▶ [Task to complete]: In your copy, include every line of the listing below exactly but none of the pictures.

▶ [Dataset extract]:
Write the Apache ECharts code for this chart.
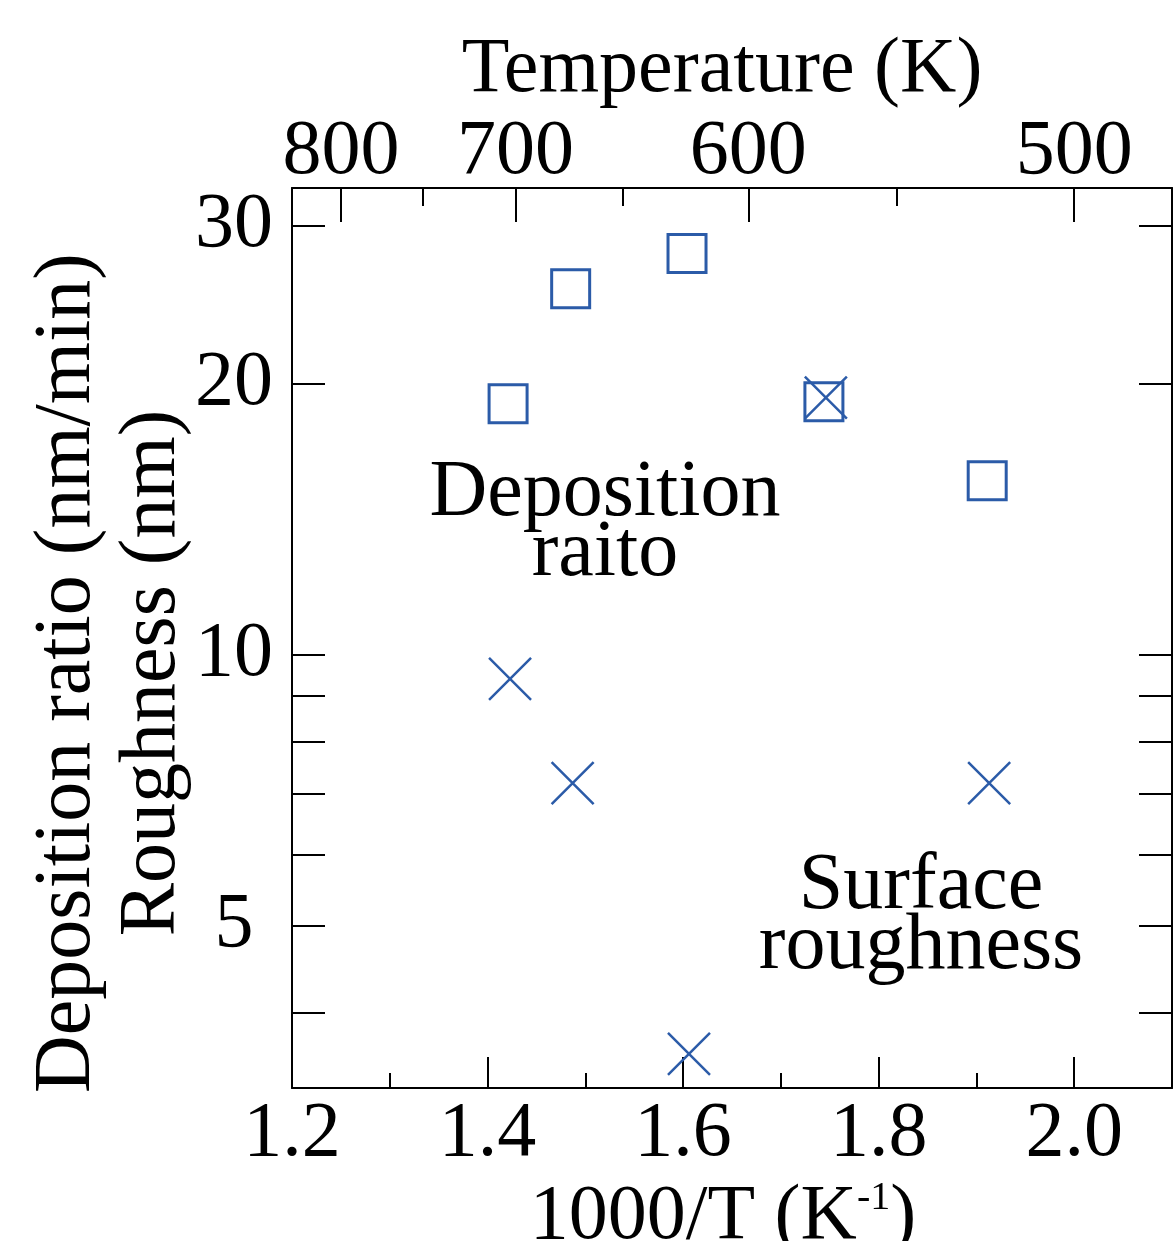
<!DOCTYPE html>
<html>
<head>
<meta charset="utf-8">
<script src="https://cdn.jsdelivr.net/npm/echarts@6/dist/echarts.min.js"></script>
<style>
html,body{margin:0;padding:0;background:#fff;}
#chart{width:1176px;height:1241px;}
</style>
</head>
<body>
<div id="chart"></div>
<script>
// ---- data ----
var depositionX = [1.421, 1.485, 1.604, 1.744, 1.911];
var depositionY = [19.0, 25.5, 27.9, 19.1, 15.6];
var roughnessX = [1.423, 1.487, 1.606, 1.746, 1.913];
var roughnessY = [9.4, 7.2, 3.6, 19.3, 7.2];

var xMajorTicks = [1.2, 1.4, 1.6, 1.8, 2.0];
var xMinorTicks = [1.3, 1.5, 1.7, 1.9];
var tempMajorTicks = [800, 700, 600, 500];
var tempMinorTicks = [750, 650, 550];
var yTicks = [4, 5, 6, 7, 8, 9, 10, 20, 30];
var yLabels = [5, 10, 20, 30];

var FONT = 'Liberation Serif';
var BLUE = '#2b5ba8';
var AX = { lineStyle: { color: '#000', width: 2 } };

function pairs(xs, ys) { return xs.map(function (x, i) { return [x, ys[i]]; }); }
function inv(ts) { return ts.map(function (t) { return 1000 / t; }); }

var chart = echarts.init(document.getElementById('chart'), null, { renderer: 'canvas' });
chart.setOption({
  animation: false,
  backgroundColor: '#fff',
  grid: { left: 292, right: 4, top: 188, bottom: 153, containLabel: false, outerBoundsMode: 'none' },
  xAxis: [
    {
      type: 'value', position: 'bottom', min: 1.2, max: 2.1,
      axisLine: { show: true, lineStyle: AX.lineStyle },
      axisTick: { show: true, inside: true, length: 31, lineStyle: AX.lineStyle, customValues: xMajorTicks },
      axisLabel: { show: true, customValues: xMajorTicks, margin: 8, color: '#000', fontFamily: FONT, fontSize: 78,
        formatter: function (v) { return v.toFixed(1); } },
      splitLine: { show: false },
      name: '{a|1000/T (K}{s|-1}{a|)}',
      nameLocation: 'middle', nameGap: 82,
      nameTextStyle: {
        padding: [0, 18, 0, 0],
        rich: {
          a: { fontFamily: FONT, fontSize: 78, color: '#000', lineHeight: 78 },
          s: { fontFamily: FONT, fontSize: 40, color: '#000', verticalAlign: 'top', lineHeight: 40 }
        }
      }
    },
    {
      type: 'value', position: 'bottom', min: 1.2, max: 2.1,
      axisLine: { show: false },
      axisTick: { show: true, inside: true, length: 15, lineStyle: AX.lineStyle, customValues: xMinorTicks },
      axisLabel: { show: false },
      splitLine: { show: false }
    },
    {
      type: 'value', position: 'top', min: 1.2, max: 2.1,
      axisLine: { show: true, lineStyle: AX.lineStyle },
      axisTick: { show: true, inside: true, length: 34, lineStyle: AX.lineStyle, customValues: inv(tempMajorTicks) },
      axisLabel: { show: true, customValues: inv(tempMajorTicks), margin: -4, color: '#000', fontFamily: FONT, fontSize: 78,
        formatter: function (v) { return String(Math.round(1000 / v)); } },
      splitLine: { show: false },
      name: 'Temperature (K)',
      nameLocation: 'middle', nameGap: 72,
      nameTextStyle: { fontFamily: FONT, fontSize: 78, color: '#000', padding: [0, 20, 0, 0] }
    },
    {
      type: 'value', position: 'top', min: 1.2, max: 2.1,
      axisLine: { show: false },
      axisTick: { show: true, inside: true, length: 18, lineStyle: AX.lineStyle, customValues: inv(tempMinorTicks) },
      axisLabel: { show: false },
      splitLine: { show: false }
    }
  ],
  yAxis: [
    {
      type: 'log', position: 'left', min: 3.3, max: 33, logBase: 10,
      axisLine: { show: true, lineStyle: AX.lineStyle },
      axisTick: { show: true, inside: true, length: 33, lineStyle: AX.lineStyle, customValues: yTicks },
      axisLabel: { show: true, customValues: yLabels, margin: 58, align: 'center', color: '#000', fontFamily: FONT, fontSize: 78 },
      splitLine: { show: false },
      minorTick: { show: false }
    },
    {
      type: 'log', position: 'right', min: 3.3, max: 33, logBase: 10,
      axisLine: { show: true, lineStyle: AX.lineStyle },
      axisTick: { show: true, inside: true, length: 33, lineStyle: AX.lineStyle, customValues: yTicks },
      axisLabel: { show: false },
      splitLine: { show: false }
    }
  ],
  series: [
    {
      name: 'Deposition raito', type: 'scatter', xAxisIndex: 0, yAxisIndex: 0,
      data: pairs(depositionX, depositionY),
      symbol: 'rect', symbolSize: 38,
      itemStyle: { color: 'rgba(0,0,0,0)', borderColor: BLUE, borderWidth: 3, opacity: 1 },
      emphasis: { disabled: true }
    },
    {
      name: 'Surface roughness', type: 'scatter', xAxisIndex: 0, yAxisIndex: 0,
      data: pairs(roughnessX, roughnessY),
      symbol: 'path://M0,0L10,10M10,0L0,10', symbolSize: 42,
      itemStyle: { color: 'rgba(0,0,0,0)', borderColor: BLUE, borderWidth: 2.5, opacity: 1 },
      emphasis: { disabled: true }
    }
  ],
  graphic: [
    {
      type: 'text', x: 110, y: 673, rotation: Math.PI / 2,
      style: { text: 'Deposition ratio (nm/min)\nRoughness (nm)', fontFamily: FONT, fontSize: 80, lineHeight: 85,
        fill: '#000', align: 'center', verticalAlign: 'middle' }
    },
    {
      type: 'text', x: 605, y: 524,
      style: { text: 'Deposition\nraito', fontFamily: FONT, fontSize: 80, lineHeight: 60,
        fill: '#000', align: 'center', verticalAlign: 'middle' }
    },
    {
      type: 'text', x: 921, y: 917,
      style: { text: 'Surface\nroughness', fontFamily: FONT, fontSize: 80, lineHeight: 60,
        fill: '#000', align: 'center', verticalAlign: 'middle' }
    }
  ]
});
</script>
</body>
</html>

▶ [Answer to this exercise]:
Write the Apache ECharts code for this chart.
<!DOCTYPE html>
<html>
<head>
<meta charset="utf-8">
<script src="https://cdn.jsdelivr.net/npm/echarts@6/dist/echarts.min.js"></script>
<style>
html,body{margin:0;padding:0;background:#fff;}
#chart{width:1176px;height:1241px;}
</style>
</head>
<body>
<div id="chart"></div>
<script>
// ---- data ----
var depositionX = [1.421, 1.485, 1.604, 1.744, 1.911];
var depositionY = [19.0, 25.5, 27.9, 19.1, 15.6];
var roughnessX = [1.423, 1.487, 1.606, 1.746, 1.913];
var roughnessY = [9.4, 7.2, 3.6, 19.3, 7.2];

var xMajorTicks = [1.2, 1.4, 1.6, 1.8, 2.0];
var xMinorTicks = [1.3, 1.5, 1.7, 1.9];
var tempMajorTicks = [800, 700, 600, 500];
var tempMinorTicks = [750, 650, 550];
var yTicks = [4, 5, 6, 7, 8, 9, 10, 20, 30];
var yLabels = [5, 10, 20, 30];

var FONT = 'Liberation Serif';
var BLUE = '#2b5ba8';
var AX = { lineStyle: { color: '#000', width: 2 } };

function pairs(xs, ys) { return xs.map(function (x, i) { return [x, ys[i]]; }); }
function inv(ts) { return ts.map(function (t) { return 1000 / t; }); }

var chart = echarts.init(document.getElementById('chart'), null, { renderer: 'canvas' });
chart.setOption({
  animation: false,
  backgroundColor: '#fff',
  grid: { left: 292, right: 4, top: 188, bottom: 153, containLabel: false, outerBoundsMode: 'none' },
  xAxis: [
    {
      type: 'value', position: 'bottom', min: 1.2, max: 2.1,
      axisLine: { show: true, lineStyle: AX.lineStyle },
      axisTick: { show: true, inside: true, length: 31, lineStyle: AX.lineStyle, customValues: xMajorTicks },
      axisLabel: { show: true, customValues: xMajorTicks, margin: 8, color: '#000', fontFamily: FONT, fontSize: 78,
        formatter: function (v) { return v.toFixed(1); } },
      splitLine: { show: false },
      name: '{a|1000/T (K}{s|-1}{a|)}',
      nameLocation: 'middle', nameGap: 82,
      nameTextStyle: {
        padding: [0, 18, 0, 0],
        rich: {
          a: { fontFamily: FONT, fontSize: 78, color: '#000', lineHeight: 78 },
          s: { fontFamily: FONT, fontSize: 40, color: '#000', verticalAlign: 'top', lineHeight: 40 }
        }
      }
    },
    {
      type: 'value', position: 'bottom', min: 1.2, max: 2.1,
      axisLine: { show: false },
      axisTick: { show: true, inside: true, length: 15, lineStyle: AX.lineStyle, customValues: xMinorTicks },
      axisLabel: { show: false },
      splitLine: { show: false }
    },
    {
      type: 'value', position: 'top', min: 1.2, max: 2.1,
      axisLine: { show: true, lineStyle: AX.lineStyle },
      axisTick: { show: true, inside: true, length: 34, lineStyle: AX.lineStyle, customValues: inv(tempMajorTicks) },
      axisLabel: { show: true, customValues: inv(tempMajorTicks), margin: -4, color: '#000', fontFamily: FONT, fontSize: 78,
        formatter: function (v) { return String(Math.round(1000 / v)); } },
      splitLine: { show: false },
      name: 'Temperature (K)',
      nameLocation: 'middle', nameGap: 72,
      nameTextStyle: { fontFamily: FONT, fontSize: 78, color: '#000', padding: [0, 20, 0, 0] }
    },
    {
      type: 'value', position: 'top', min: 1.2, max: 2.1,
      axisLine: { show: false },
      axisTick: { show: true, inside: true, length: 18, lineStyle: AX.lineStyle, customValues: inv(tempMinorTicks) },
      axisLabel: { show: false },
      splitLine: { show: false }
    }
  ],
  yAxis: [
    {
      type: 'log', position: 'left', min: 3.3, max: 33, logBase: 10,
      axisLine: { show: true, lineStyle: AX.lineStyle },
      axisTick: { show: true, inside: true, length: 33, lineStyle: AX.lineStyle, customValues: yTicks },
      axisLabel: { show: true, customValues: yLabels, margin: 58, align: 'center', color: '#000', fontFamily: FONT, fontSize: 78 },
      splitLine: { show: false },
      minorTick: { show: false }
    },
    {
      type: 'log', position: 'right', min: 3.3, max: 33, logBase: 10,
      axisLine: { show: true, lineStyle: AX.lineStyle },
      axisTick: { show: true, inside: true, length: 33, lineStyle: AX.lineStyle, customValues: yTicks },
      axisLabel: { show: false },
      splitLine: { show: false }
    }
  ],
  series: [
    {
      name: 'Deposition raito', type: 'scatter', xAxisIndex: 0, yAxisIndex: 0,
      data: pairs(depositionX, depositionY),
      symbol: 'rect', symbolSize: 38,
      itemStyle: { color: 'rgba(0,0,0,0)', borderColor: BLUE, borderWidth: 3, opacity: 1 },
      emphasis: { disabled: true }
    },
    {
      name: 'Surface roughness', type: 'scatter', xAxisIndex: 0, yAxisIndex: 0,
      data: pairs(roughnessX, roughnessY),
      symbol: 'path://M0,0L10,10M10,0L0,10', symbolSize: 42,
      itemStyle: { color: 'rgba(0,0,0,0)', borderColor: BLUE, borderWidth: 2.5, opacity: 1 },
      emphasis: { disabled: true }
    }
  ],
  graphic: [
    {
      type: 'text', x: 110, y: 673, rotation: Math.PI / 2,
      style: { text: 'Deposition ratio (nm/min)\nRoughness (nm)', fontFamily: FONT, fontSize: 80, lineHeight: 85,
        fill: '#000', align: 'center', verticalAlign: 'middle' }
    },
    {
      type: 'text', x: 605, y: 524,
      style: { text: 'Deposition\nraito', fontFamily: FONT, fontSize: 80, lineHeight: 60,
        fill: '#000', align: 'center', verticalAlign: 'middle' }
    },
    {
      type: 'text', x: 921, y: 917,
      style: { text: 'Surface\nroughness', fontFamily: FONT, fontSize: 80, lineHeight: 60,
        fill: '#000', align: 'center', verticalAlign: 'middle' }
    }
  ]
});
</script>
</body>
</html>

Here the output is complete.